Common Mistakes to Avoid
Most vendor security programs fail not from lack of effort, but from predictable gaps in approach. Watch for these:
- Relying solely on questionnaires. Self-reported security information is a starting point, not a verification. Always validate claims against real evidence — certifications, pen test results, direct technical reviews.
- Skipping vendor mapping. Auditing only the vendors you’re aware of leaves the unknown ones unexamined. A forgotten API integration can be just as dangerous as your primary SaaS platform.
- Treating audits as one-time events. A clean audit today doesn’t guarantee a clean environment next quarter. Vendor environments are dynamic. Your oversight program needs to match that reality.
- Failing to document evidence. Without a paper trail, you can’t prove compliance to regulators, respond credibly to a customer inquiry, or support insurance claims after an incident.
- Ignoring fourth-party risks. Ask your highest-risk vendors who their critical subprocessors are and whether those subprocessors are subject to comparable security requirements. The chain of risk doesn’t stop at your direct vendor.
Key Takeaways
- A third party vendor security audit is a systematic review of every external partner that touches your data or systems — not just your most visible suppliers.
- Start with vendor mapping to create a complete inventory, then tier vendors by data sensitivity and access level to focus your effort effectively.
- Collect security questionnaires and certifications, but validate them against actual evidence: penetration test results, encryption practices, and realistic incident response scenarios.
- Document everything — contract clauses, questionnaire responses, certifications, risk scores, and remediation records — to support regulatory compliance and board reporting.
- Treat vendor security as a continuous program with ongoing monitoring, not an annual checkbox exercise.
- Don’t overlook fourth-party risks: your vendor’s vendors can create exposure that flows directly back to your business.
How often should a third-party vendor security audit be conducted?

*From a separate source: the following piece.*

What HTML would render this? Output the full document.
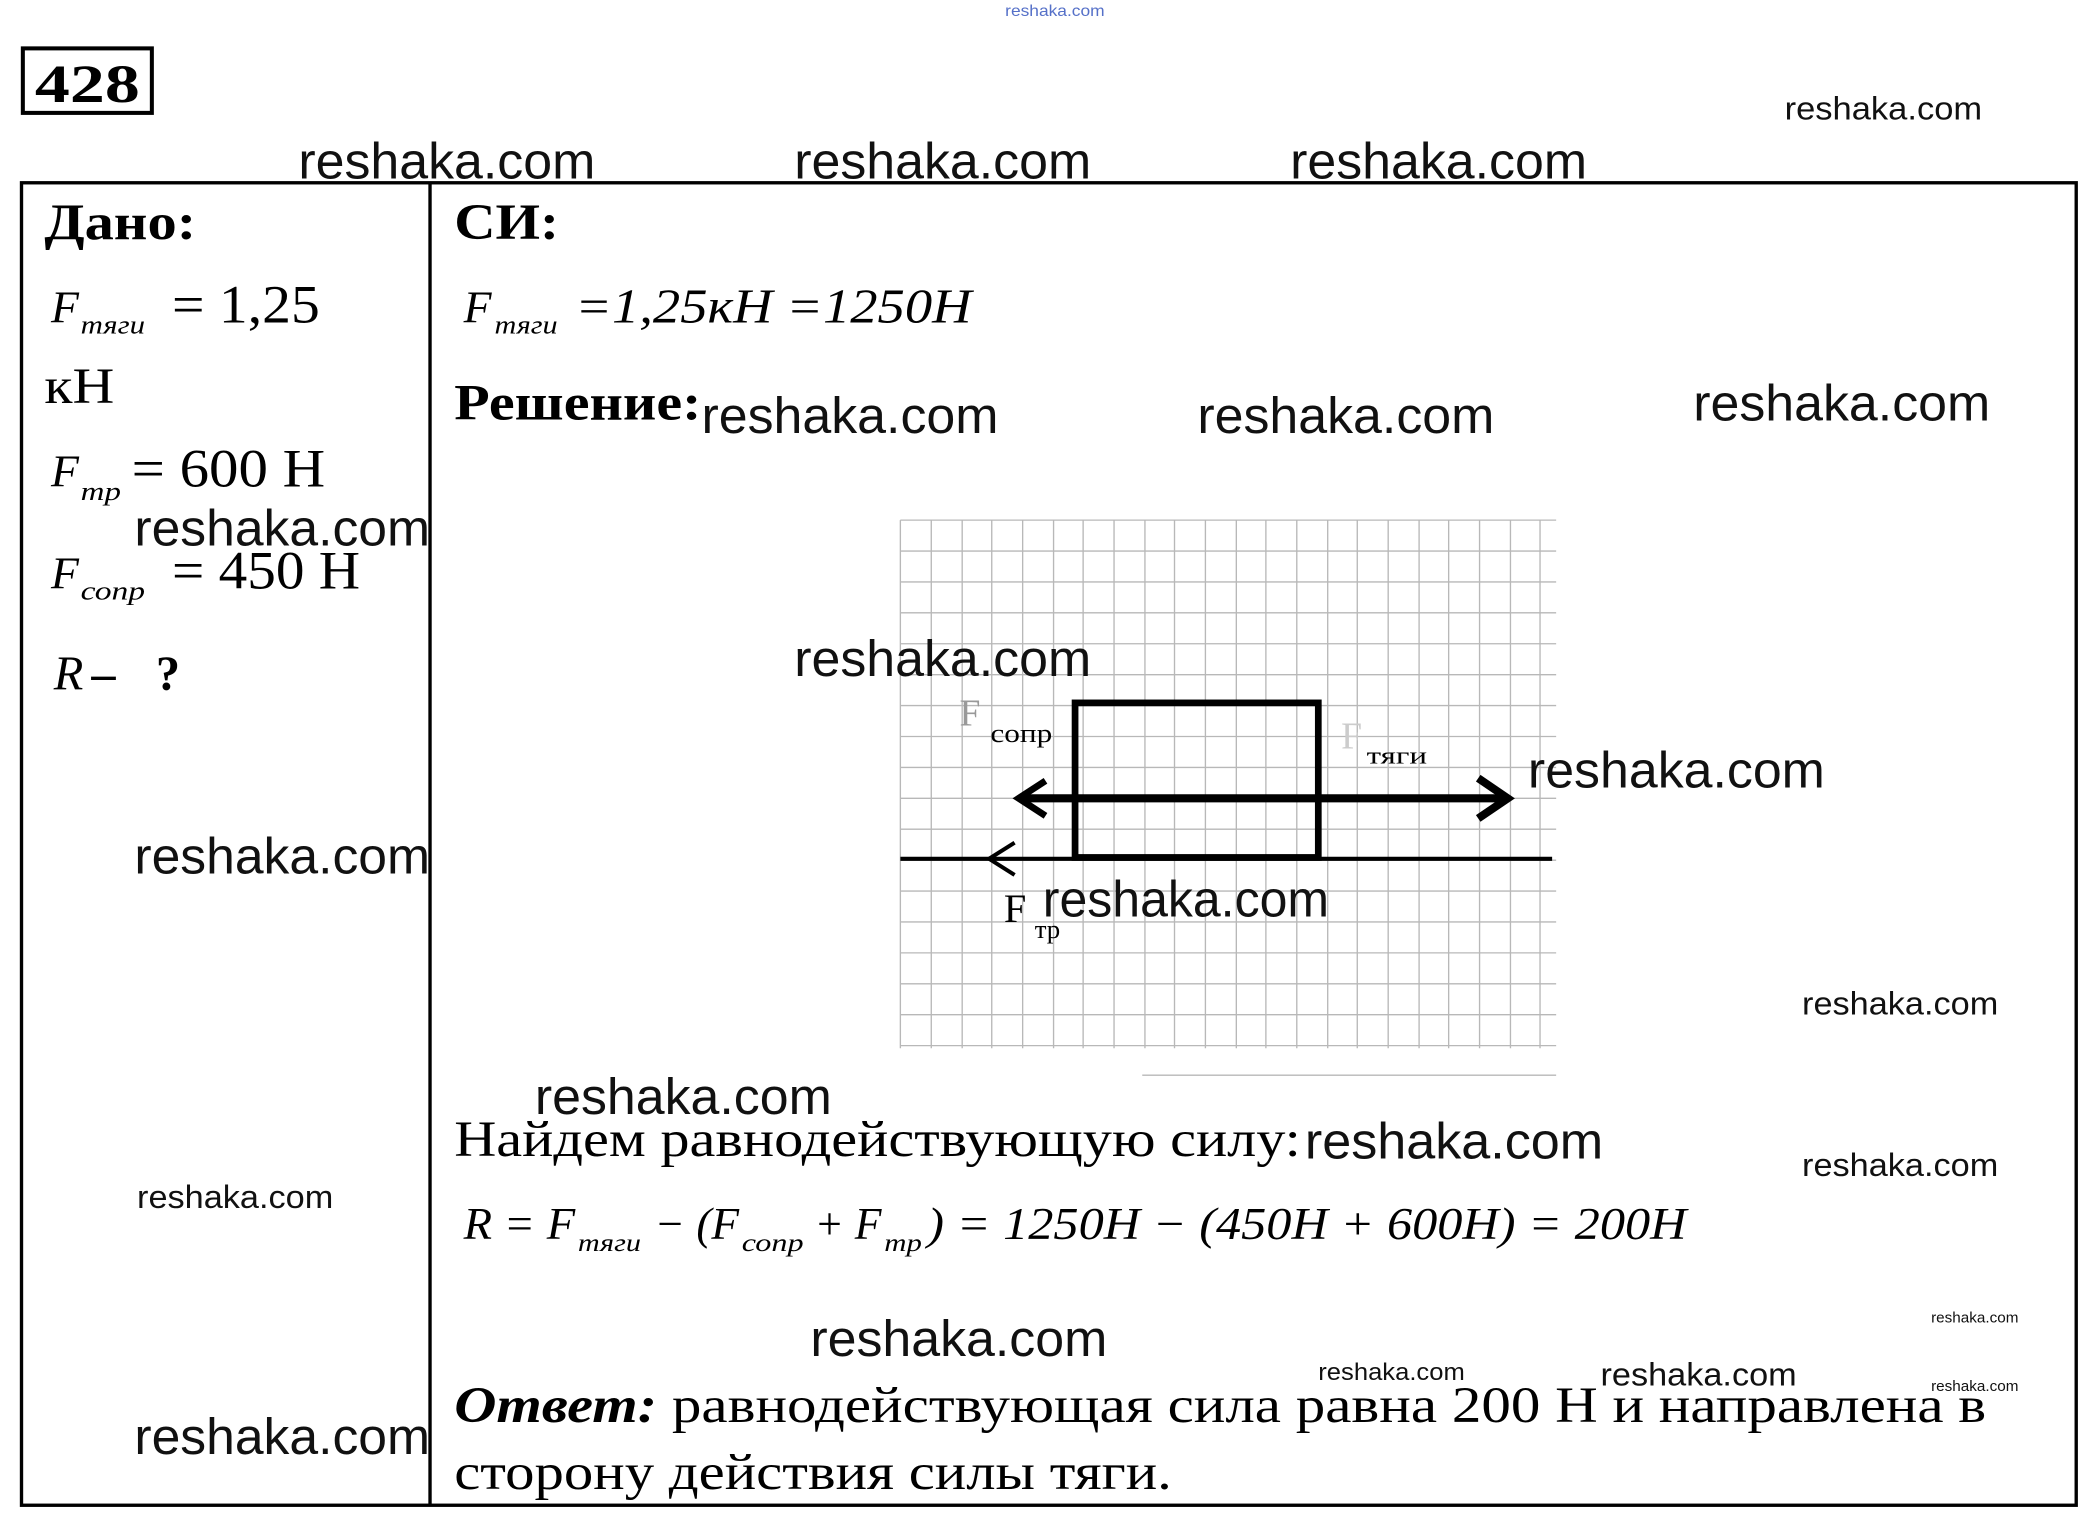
<!DOCTYPE html>
<html><head><meta charset="utf-8"><style>html,body{margin:0;padding:0;background:#fff}svg{display:block}</style></head>
<body>
<svg width="2091" height="1516" viewBox="0 0 1556 1128" preserveAspectRatio="none" xmlns="http://www.w3.org/2000/svg">
<rect width="1556" height="1128" fill="#fff"/>
<g font-family="'Liberation Serif', serif" fill="#000">
<!-- grid -->
<g stroke="#b8b8b8" stroke-width="1">
<path d="M670 387V780M693 387V780M716 387V780M738 387V780M761 387V780M784 387V780M806 387V780M829 387V780M852 387V780M874 387V780M897 387V780M920 387V780M942 387V780M965 387V780M988 387V780M1010 387V780M1033 387V780M1056 387V780M1078 387V780M1101 387V780M1124 387V780M1146 387V780"/>
<path d="M670 387H1158M670 410H1158M670 433H1158M670 456H1158M670 479H1158M670 502H1158M670 525H1158M670 548H1158M670 571H1158M670 594H1158M670 617H1158M670 640H1158M670 663H1158M670 686H1158M670 709H1158M670 732H1158M670 755H1158M670 778H1158M850 800H1158"/>
</g>
<!-- table -->
<rect x="16" y="136" width="1529" height="984" fill="none" stroke="#000" stroke-width="2.5"/>
<line x1="320" y1="136" x2="320" y2="1120" stroke="#000" stroke-width="2.5"/>
<!-- 428 -->
<rect x="17" y="36" width="96" height="48" fill="none" stroke="#000" stroke-width="3"/>
<text x="26" y="76" font-size="40" font-weight="bold" textLength="78" lengthAdjust="spacingAndGlyphs">428</text>
<!-- left column -->
<text x="33" y="178" font-size="38" font-weight="bold" textLength="113" lengthAdjust="spacingAndGlyphs">Дано:</text>
<text x="38" y="240" font-size="34" font-style="italic">F</text>
<text x="60" y="248" font-size="20" font-style="italic" textLength="48" lengthAdjust="spacingAndGlyphs">тяги</text>
<text x="128" y="240" font-size="40" textLength="110" lengthAdjust="spacingAndGlyphs">= 1,25</text>
<text x="33" y="300" font-size="38" textLength="52" lengthAdjust="spacingAndGlyphs">кН</text>
<text x="38" y="362" font-size="34" font-style="italic">F</text>
<text x="60" y="372" font-size="20" font-style="italic" textLength="30" lengthAdjust="spacingAndGlyphs">тр</text>
<text x="98" y="362" font-size="40" textLength="144" lengthAdjust="spacingAndGlyphs">= 600 Н</text>
<text x="38" y="438" font-size="34" font-style="italic">F</text>
<text x="60" y="446" font-size="20" font-style="italic" textLength="48" lengthAdjust="spacingAndGlyphs">сопр</text>
<text x="128" y="438" font-size="40" textLength="140" lengthAdjust="spacingAndGlyphs">= 450 Н</text>
<text x="40" y="513" font-size="36" font-style="italic">R</text>
<text x="68" y="513" font-size="36" font-weight="bold">–</text>
<text x="116" y="513" font-size="36" font-weight="bold">?</text>
<!-- right column -->
<text x="338" y="178" font-size="38" font-weight="bold" textLength="78" lengthAdjust="spacingAndGlyphs">СИ:</text>
<text x="345" y="240" font-size="34" font-style="italic">F</text>
<text x="368" y="248" font-size="20" font-style="italic" textLength="47" lengthAdjust="spacingAndGlyphs">тяги</text>
<text x="428" y="240" font-size="36" font-style="italic" textLength="295" lengthAdjust="spacingAndGlyphs">=1,25кН =1250Н</text>
<text x="338" y="312" font-size="38" font-weight="bold" textLength="184" lengthAdjust="spacingAndGlyphs">Решение:</text>
<!-- diagram -->
<rect x="800" y="523" width="181" height="115" fill="none" stroke="#000" stroke-width="5"/>
<line x1="760" y1="594" x2="1118" y2="594" stroke="#000" stroke-width="6"/>
<path d="M778 581L758 594L778 607" fill="none" stroke="#000" stroke-width="5"/>
<path d="M1100 579L1122 594L1100 609" fill="none" stroke="#000" stroke-width="6"/>
<line x1="670" y1="639" x2="1155" y2="639" stroke="#000" stroke-width="3"/>
<path d="M755 627L736 639L755 651" fill="none" stroke="#000" stroke-width="3"/>
<text x="714" y="540" font-size="28" fill="#999">F</text>
<text x="737" y="552" font-size="20" textLength="46" lengthAdjust="spacingAndGlyphs">сопр</text>
<text x="998" y="557" font-size="28" fill="#ccc">F</text>
<text x="1017" y="568" font-size="18" textLength="45" lengthAdjust="spacingAndGlyphs">тяги</text>
<text x="747" y="686" font-size="30">F</text>
<text x="770" y="698" font-size="20">тр</text>
<!-- bottom text -->
<text x="338" y="860" font-size="38" textLength="630" lengthAdjust="spacingAndGlyphs">Найдем равнодействующую силу:</text>
<text x="345" y="922" font-size="34" font-style="italic" textLength="83" lengthAdjust="spacingAndGlyphs">R = F</text>
<text x="430" y="931" font-size="19" font-style="italic" textLength="47" lengthAdjust="spacingAndGlyphs">тяги</text>
<text x="487" y="922" font-size="34" font-style="italic" textLength="63" lengthAdjust="spacingAndGlyphs">− (F</text>
<text x="552" y="931" font-size="19" font-style="italic" textLength="46" lengthAdjust="spacingAndGlyphs">сопр</text>
<text x="606" y="922" font-size="34" font-style="italic" textLength="50" lengthAdjust="spacingAndGlyphs">+ F</text>
<text x="658" y="931" font-size="19" font-style="italic" textLength="28" lengthAdjust="spacingAndGlyphs">тр</text>
<text x="690" y="922" font-size="34" font-style="italic" textLength="565" lengthAdjust="spacingAndGlyphs">) = 1250H − (450H + 600H) = 200H</text>
<text x="338" y="1058" font-size="38" font-weight="bold" font-style="italic" textLength="151" lengthAdjust="spacingAndGlyphs">Ответ:</text>
<text x="500" y="1058" font-size="38" textLength="978" lengthAdjust="spacingAndGlyphs">равнодействующая сила равна 200 Н и направлена в</text>
<text x="338" y="1108" font-size="38" textLength="534" lengthAdjust="spacingAndGlyphs">сторону действия силы тяги.</text>
</g>
<!-- watermarks -->
<g font-family="'Liberation Sans', sans-serif" fill="#111" lengthAdjust="spacingAndGlyphs">
<text x="748" y="12" font-size="12" fill="#5570c8" textLength="74" lengthAdjust="spacingAndGlyphs">reshaka.com</text>
<text x="1328" y="89" font-size="24" textLength="147" lengthAdjust="spacingAndGlyphs">reshaka.com</text>
<text x="222" y="133" font-size="38" textLength="221" lengthAdjust="spacingAndGlyphs">reshaka.com</text>
<text x="591" y="133" font-size="38" textLength="221" lengthAdjust="spacingAndGlyphs">reshaka.com</text>
<text x="960" y="133" font-size="38" textLength="221" lengthAdjust="spacingAndGlyphs">reshaka.com</text>
<text x="522" y="322" font-size="38" textLength="221" lengthAdjust="spacingAndGlyphs">reshaka.com</text>
<text x="891" y="322" font-size="38" textLength="221" lengthAdjust="spacingAndGlyphs">reshaka.com</text>
<text x="1260" y="313" font-size="38" textLength="221" lengthAdjust="spacingAndGlyphs">reshaka.com</text>
<text x="100" y="406" font-size="38" textLength="220" lengthAdjust="spacingAndGlyphs">reshaka.com</text>
<text x="100" y="650" font-size="38" textLength="220" lengthAdjust="spacingAndGlyphs">reshaka.com</text>
<text x="102" y="899" font-size="24" textLength="146" lengthAdjust="spacingAndGlyphs">reshaka.com</text>
<text x="100" y="1082" font-size="38" textLength="220" lengthAdjust="spacingAndGlyphs">reshaka.com</text>
<text x="591" y="503" font-size="38" textLength="221" lengthAdjust="spacingAndGlyphs">reshaka.com</text>
<text x="1137" y="586" font-size="38" textLength="221" lengthAdjust="spacingAndGlyphs">reshaka.com</text>
<text x="776" y="682" font-size="38" textLength="213" lengthAdjust="spacingAndGlyphs">reshaka.com</text>
<text x="1341" y="755" font-size="24" textLength="146" lengthAdjust="spacingAndGlyphs">reshaka.com</text>
<text x="1341" y="875" font-size="24" textLength="146" lengthAdjust="spacingAndGlyphs">reshaka.com</text>
<text x="398" y="829" font-size="38" textLength="221" lengthAdjust="spacingAndGlyphs">reshaka.com</text>
<text x="971" y="862" font-size="38" textLength="222" lengthAdjust="spacingAndGlyphs">reshaka.com</text>
<text x="603" y="1009" font-size="38" textLength="221" lengthAdjust="spacingAndGlyphs">reshaka.com</text>
<text x="981" y="1027" font-size="18" textLength="109" lengthAdjust="spacingAndGlyphs">reshaka.com</text>
<text x="1191" y="1031" font-size="24" textLength="146" lengthAdjust="spacingAndGlyphs">reshaka.com</text>
<text x="1437" y="984" font-size="11" textLength="65" lengthAdjust="spacingAndGlyphs">reshaka.com</text>
<text x="1437" y="1035" font-size="11" textLength="65" lengthAdjust="spacingAndGlyphs">reshaka.com</text>
</g>
</svg>
</body></html>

At minimum, high-risk vendors should be audited annually, but best practice is continuous monitoring supplemented by formal reviews. Trigger additional audits after major vendor changes such as mergers, new data-sharing agreements, or disclosed security incidents. Lower-risk vendors may be reviewed every 18 to 24 months based on their access level and data sensitivity.
What certifications should I look for in a vendor security audit?
The most recognized certifications are SOC 2 Type II, ISO 27001, and HITRUST CSF. SOC 2 provides independent assurance over a vendor’s cybersecurity controls. ISO 27001 confirms a structured information security management system. For healthcare vendors, HITRUST or a signed HIPAA Business Associate Agreement is essential. Always request the actual audit report, not just a certificate.